Guidelines for language
Stay away from biases
Avoid terms that have strong associations. Any words that connote an inclination to a certain inclination of temperament or outlook is ineffective. For example, multiple-choice questions that do not cover a wide and specific range of options can cause responders to skip questions or select options that do not ring true for them.
Play with the words
Change the script in about one-third of questions so the desired answer is negative. This is a trick that beats the monotony of responses. Among the best-documented responses is the tendency to agree with the questions. Periodical questions that are in the negative can help overcome this bias.
Cover one topic at a time
Avoid merging two disconnected topics into one question. Your survey must avoid two disconnected topics or two themes that convolute the question. For instance, asking about onboarding and topics they like to read about would be cumbersome.
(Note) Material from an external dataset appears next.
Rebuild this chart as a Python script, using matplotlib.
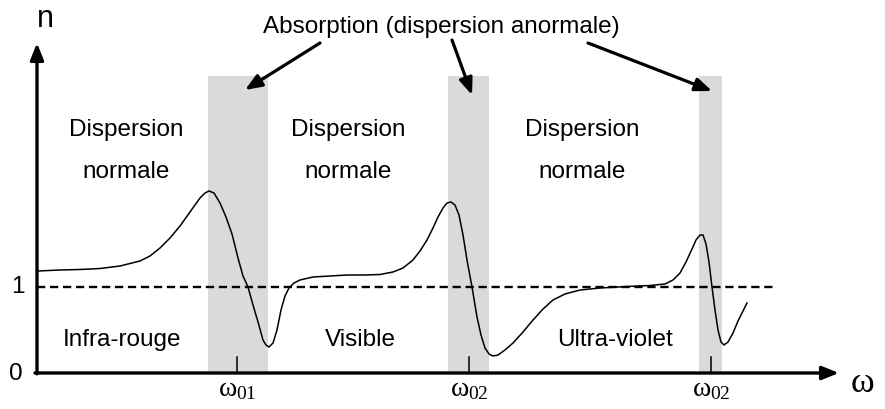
import matplotlib.pyplot as plt

plt.rcParams['mathtext.fontset'] = 'custom'
plt.rcParams['mathtext.rm'] = 'Liberation Serif'
plt.rcParams['mathtext.it'] = 'Liberation Serif'

# omega positions (arbitrary units) and index n
omega = [38, 60, 80, 100, 120, 140, 150, 160, 170, 180, 190, 200, 205, 209, 214, 220,
         226, 232, 238, 243, 248, 253, 258, 263, 266, 269, 273, 277, 281, 285, 289,
         294, 300, 313, 330, 347, 365, 380, 393, 403, 413, 420, 427, 433, 438, 443,
         447, 451, 455, 459, 463, 467, 472, 477, 481, 485, 489, 493, 498, 505, 513,
         523, 533, 543, 553, 565, 580, 600, 627, 650, 665, 673, 680, 686, 692, 696,
         700, 703, 706, 709, 712, 715, 718, 721, 724, 728, 733, 738, 743, 747]
n_pix = [271, 270, 269.5, 268.5, 266, 261, 256, 248, 238, 226, 212, 198, 193, 191, 193, 203,
         217, 234, 258, 276, 287, 305, 322, 340, 345, 347, 343, 330, 310, 296, 288,
         283, 280, 277, 276, 275, 275, 274.5, 272, 268, 260, 251, 240, 228, 217, 208,
         203, 202, 205, 215, 235, 260, 287, 317, 335, 348, 354, 356, 355, 350, 343,
         332, 320, 309, 300, 294, 290, 288, 286.5, 285.5, 284, 280, 273, 262, 249, 240,
         235, 235, 244, 262, 287, 310, 330, 342, 345, 342, 333, 321, 311, 303]
n_vals = [(373 - p) / 86 for p in n_pix]

bands = [(208, 268), (448, 489), (699, 722)]
resonances = [237, 469, 711]
res_labels = ['01', '02', '02']

fig = plt.figure(figsize=(8.85, 4.09), dpi=100)
ax = fig.add_axes([0, 0, 1, 1])
ax.set_xlim(0, 885)
ax.set_ylim(-36 / 86, 373 / 86)
ax.axis('off')

band_top = (373 - 76) / 86
for x0, x1 in bands:
    ax.fill_between([x0, x1], 0, band_top, color='#dadada', lw=0, zorder=1)

# n = 1 line
ax.plot([37, 773], [1, 1], color='black', lw=1.7, ls=(0, (3.5, 2)), zorder=2)

ax.plot(omega, n_vals, color='black', lw=1.1, zorder=3)

head = '-|>,head_length=1.0,head_width=0.4'
# axes with arrows
ax.annotate('', xy=(839, 0), xytext=(35, 0),
            arrowprops=dict(arrowstyle=head, lw=2.4, color='black',
                            shrinkA=0, shrinkB=0), zorder=4)
ax.annotate('', xy=(37, (373 - 43) / 86), xytext=(37, -0.01),
            arrowprops=dict(arrowstyle=head, lw=2.4, color='black',
                            shrinkA=0, shrinkB=0), zorder=4)

for x, lab in zip(resonances, res_labels):
    ax.plot([x, x], [0, 16 / 86], color='black', lw=1.1, zorder=3)
    ax.text(x, (373 - 396) / 86, r'$\omega_{%s}$' % lab, ha='center', va='baseline',
            fontsize=20)

sans = 'Liberation Sans'
fs = 17.5
ax.text(18, 1, '1', ha='center', va='center', fontsize=fs, family=sans)
ax.text(16, -0.01, '0', ha='center', va='center', fontsize=fs, family=sans)
ax.text(45, (373 - 19) / 86, 'n', ha='center', va='center', fontsize=22, family=sans)
ax.text(862, (373 - 382) / 86, r'$\omega$', ha='center', va='center', fontsize=26)

for x in [126, 348, 582]:
    ax.text(x, (373 - 130) / 86, 'Dispersion', ha='center', va='center', fontsize=fs, family=sans)
    ax.text(x, (373 - 172) / 86, 'normale', ha='center', va='center', fontsize=fs, family=sans)
for x, lab in zip([122, 360, 615], ['Infra-rouge', 'Visible', 'Ultra-violet']):
    ax.text(x, (373 - 340) / 86, lab, ha='center', va='center', fontsize=fs, family=sans)

ax.text(441, (373 - 27) / 86, 'Absorption (dispersion anormale)', ha='center',
        va='center', fontsize=fs, family=sans)
arrows = [((320, 43), (245, 90)), ((452, 40), (472, 95)), ((588, 43), (712, 91))]
for (x0, y0), (x1, y1) in arrows:
    ax.annotate('', xy=(x1, (373 - y1) / 86), xytext=(x0, (373 - y0) / 86),
                arrowprops=dict(arrowstyle=head, lw=2.3, color='black',
                                shrinkA=0, shrinkB=0))

fig.savefig('out.png', dpi=100)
Guidelines for measurement
Mix both numbers and words
Create a response scale with numbers at regularly spaced intervals and words only at each end. This can be a mix of yes/no questions, multiple-choice, checkboxes, the Likert scale, etc.
Measure frequency if you can
If possible, use a response scale that asks respondents to estimate a frequency. Picture this. You’re building a product that caters to businesses that need to fix their invoicing. It would be useful if you asked about how often they do it.
Limit odd numbers
Use only one response scale that offers an odd number of options. Sure, the neutral option like ‘don’t know’ or ‘not applicable’ helps responders not feel compelled. But too many of those may also make your analysis very simplistic.
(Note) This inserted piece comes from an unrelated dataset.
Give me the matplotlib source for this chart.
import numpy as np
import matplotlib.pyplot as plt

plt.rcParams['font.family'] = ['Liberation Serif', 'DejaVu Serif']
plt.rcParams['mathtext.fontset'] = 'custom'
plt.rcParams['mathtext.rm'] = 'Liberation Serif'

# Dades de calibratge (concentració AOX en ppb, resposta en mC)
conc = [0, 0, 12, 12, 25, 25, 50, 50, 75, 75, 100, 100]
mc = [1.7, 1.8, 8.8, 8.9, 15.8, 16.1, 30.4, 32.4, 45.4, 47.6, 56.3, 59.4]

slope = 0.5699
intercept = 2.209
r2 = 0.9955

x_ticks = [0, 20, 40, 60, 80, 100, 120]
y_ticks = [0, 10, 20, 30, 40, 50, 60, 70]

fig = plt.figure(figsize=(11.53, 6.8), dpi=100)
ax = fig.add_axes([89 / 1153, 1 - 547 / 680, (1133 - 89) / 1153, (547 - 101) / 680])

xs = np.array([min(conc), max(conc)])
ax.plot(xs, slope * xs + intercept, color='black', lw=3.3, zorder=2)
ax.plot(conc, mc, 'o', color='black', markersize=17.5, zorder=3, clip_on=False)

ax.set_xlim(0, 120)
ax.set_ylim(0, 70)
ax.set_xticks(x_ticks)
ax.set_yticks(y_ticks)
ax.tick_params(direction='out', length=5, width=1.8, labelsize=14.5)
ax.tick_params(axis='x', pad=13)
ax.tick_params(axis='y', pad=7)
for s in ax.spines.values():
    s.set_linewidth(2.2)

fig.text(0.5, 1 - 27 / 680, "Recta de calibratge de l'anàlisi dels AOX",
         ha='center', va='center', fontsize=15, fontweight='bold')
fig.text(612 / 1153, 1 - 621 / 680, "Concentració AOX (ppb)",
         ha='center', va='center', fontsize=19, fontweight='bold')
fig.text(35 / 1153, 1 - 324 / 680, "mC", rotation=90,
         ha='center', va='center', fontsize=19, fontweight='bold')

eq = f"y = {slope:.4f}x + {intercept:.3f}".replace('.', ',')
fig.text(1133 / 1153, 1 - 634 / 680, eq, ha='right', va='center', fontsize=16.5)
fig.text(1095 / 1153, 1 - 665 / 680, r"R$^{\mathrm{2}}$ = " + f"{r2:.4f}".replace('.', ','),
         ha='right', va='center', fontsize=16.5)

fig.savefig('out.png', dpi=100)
Avoid questions that need rankings
Research shows that responders are usually biased towards ranking numbers namely: numbers, the order, and selection of items. Other research shows that a ranking question can meddle with ratings on the following questions because respondents become sensitized to the topic of the ranking question.
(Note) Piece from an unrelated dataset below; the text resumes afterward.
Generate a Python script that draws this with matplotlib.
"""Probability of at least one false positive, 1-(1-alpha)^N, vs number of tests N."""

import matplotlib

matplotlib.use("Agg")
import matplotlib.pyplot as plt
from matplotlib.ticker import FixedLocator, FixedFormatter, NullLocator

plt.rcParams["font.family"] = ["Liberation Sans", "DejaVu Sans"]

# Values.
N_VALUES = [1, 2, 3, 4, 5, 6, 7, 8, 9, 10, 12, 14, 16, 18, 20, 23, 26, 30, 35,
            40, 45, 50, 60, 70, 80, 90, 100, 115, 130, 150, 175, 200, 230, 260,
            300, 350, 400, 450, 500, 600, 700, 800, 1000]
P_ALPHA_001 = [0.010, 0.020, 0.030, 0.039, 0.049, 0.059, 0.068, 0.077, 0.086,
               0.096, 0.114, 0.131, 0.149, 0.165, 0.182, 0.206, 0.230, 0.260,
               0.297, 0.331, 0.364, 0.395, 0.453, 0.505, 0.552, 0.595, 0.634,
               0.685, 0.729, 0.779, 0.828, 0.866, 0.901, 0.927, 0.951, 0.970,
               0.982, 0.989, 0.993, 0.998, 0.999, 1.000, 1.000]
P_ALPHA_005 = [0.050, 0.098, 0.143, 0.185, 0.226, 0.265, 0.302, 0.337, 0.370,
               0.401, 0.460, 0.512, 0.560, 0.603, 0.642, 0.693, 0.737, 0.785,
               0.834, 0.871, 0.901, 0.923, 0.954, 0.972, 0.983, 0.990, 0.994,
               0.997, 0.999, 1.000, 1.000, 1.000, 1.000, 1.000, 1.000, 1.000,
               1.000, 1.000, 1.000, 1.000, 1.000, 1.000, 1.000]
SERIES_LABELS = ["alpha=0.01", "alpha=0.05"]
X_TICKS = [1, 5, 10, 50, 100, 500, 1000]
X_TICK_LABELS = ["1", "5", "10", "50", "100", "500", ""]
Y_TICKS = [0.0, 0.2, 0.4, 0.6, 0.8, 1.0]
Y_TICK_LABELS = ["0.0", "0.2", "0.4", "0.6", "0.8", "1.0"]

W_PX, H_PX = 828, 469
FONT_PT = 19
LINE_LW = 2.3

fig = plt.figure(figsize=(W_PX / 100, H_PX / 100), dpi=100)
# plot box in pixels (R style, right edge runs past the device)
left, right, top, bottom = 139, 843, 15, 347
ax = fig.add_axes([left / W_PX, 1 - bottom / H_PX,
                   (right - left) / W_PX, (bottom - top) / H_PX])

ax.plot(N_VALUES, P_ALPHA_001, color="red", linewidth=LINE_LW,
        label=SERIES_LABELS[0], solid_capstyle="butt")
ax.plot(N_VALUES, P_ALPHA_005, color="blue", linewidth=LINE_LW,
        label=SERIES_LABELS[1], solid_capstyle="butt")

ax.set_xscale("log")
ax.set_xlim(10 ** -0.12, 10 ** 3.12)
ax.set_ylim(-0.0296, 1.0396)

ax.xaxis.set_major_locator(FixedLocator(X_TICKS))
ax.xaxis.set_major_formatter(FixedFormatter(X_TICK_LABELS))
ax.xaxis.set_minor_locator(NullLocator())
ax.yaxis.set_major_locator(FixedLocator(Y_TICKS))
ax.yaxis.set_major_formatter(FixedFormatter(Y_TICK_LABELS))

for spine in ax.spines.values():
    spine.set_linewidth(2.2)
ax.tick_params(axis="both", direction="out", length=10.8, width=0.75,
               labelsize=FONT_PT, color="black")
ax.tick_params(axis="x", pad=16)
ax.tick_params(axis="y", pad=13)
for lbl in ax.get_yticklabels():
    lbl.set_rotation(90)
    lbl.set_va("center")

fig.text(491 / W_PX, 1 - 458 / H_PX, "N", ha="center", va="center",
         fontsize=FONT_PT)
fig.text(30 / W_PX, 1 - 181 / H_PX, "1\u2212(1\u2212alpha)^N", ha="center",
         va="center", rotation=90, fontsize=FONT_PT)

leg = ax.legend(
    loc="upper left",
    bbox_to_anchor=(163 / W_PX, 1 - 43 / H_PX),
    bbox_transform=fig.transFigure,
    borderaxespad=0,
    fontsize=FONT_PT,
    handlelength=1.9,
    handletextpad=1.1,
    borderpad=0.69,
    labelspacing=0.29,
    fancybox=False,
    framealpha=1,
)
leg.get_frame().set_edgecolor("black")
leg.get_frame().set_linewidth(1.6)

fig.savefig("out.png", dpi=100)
Guidelines for administration
Make them anonymous if you can
Respondents are more likely to participate in surveys if they are confident that personal anonymity is assured. Minimal supervision also helps.
Make it time-friendly
A reasonably time-bound activity is most productive. Good surveys pin down the problems that are relevant to your audience and solution. So, keep the survey short and focused.
Guidelines for distribution
Better ways to distribute
Researchers have always wondered about the best ways to distribute surveys. While there is no single fool safe mode of distribution, diversifying your channels is key. Sure modern media is distracting, but having a pie chart that is well-ordered helps overcome this.
Guidelines for incentives
Incentivize your survey
The final ingredient that seals the deal is an incentive. Try different options based on what your audiences prefer. Pay-per-survey, referrals, in-app rewards, and random drawings are most popular today.
Whether you’re a small or large business, we have just the right tools to help you ask the right questions. Work towards meaningful conversations. The time responders spend on answering questions is like a double-edged sword, valuable to you and them. Both of you learn something that’s going to help fix the problem. Home in on what is relevant. And make every word count.